Inject

Enumeration

Nmap scan of the host show two open ports, SSH on port 22 and http on port 8080

Looking at the webpage, the Blogs links leads to a page with  no useful info., the log in and sign up pages are of no use either however, we are able to upload file using the upload link on the top right corner of the page.

When we upload an image it provides us with a link to the location of the uploaded image.

clicking on the link to the location, we get a 500 error for a broken image file but an actual display of the uploaded image if the file is OK, in both case however we see the URL location of the uploaded file as seen below

The URL as seen contains "img" parameter indicating  possibility of  LFI ( local file injection), to confirm this we can fire up BurpSuite and use known LFI payloads.

Foothold

As presumed the website did contain LFI and as seen above we are able to dump the /etc/passwd file.

I enumerated to find ssh files but they don't exist, on the passwd file there are three real users(root, frank, phil), two of whose home directory we can check.

Checking frank's home directory we see a hidden folder .m2 with a settings.xml file in it.

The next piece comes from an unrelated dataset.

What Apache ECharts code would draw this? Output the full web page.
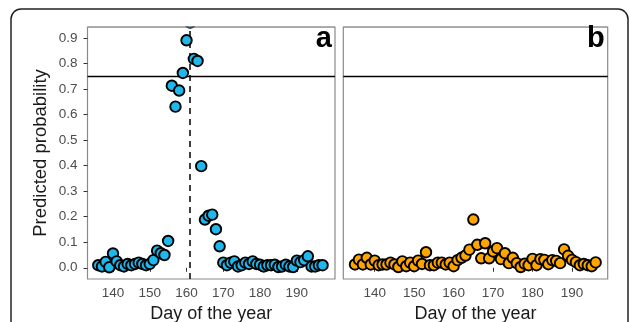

The file contains username and password for phil but the credentials didn't work for SSH login.

So, I needed to enumerate further, after enumerating I discovered the web server running is maven.apache and the root directory contains a pom.xml file which show running dependencies and installed version. 

One of the software running springframework.cloud has version 3.2.2 installed which contains a vulnerability CVE-2022-22963.

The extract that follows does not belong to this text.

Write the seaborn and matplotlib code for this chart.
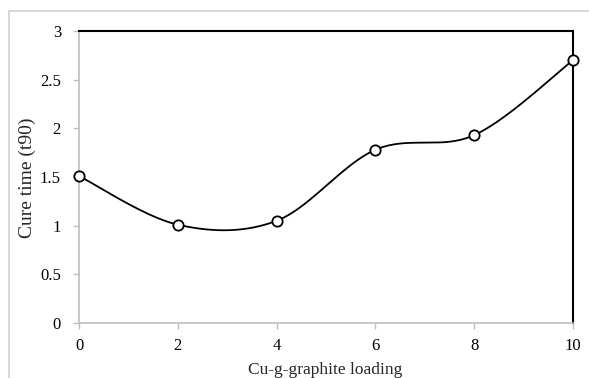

I found a working PoC in this Github repo 

User Flag

To use the script, we have to create a reverse shell payload and server it on a local web-server. In this case I create a revshell.sh file and serve it on Python http server  then I use wget to get the file, change the permission to allow execution and then run the script.

Once executed, we get a reverse shell and logged in as frank. 

As user frank we can't read user phil file including the the user.txt file, however, remembering the password file we discovered from the settings.xml file, we were able to switch user to phil with the password and get the user.txt flag

Privilege Escalation

To escalate our privilege, I first uploaded pspy which allows us to see all running process, including root's. 

from the output, we see ansible playbook file running  and a playbook_1.yml file located in /opt/automation/tasks being deleted and re-added by root

Checking the playbook_1.yml file below, we can't edit the file as it's created by root but we can view it.

Reading up online, I come across this article that gave me an idea on exploiting this.

I created an Evil.yml file in the directory containing the revshell payload.

With a listener on, I ran the command /usr/bin/python3 /usr/bin/ansible-playbook /opt/automation/tasks/evil.yml and become root.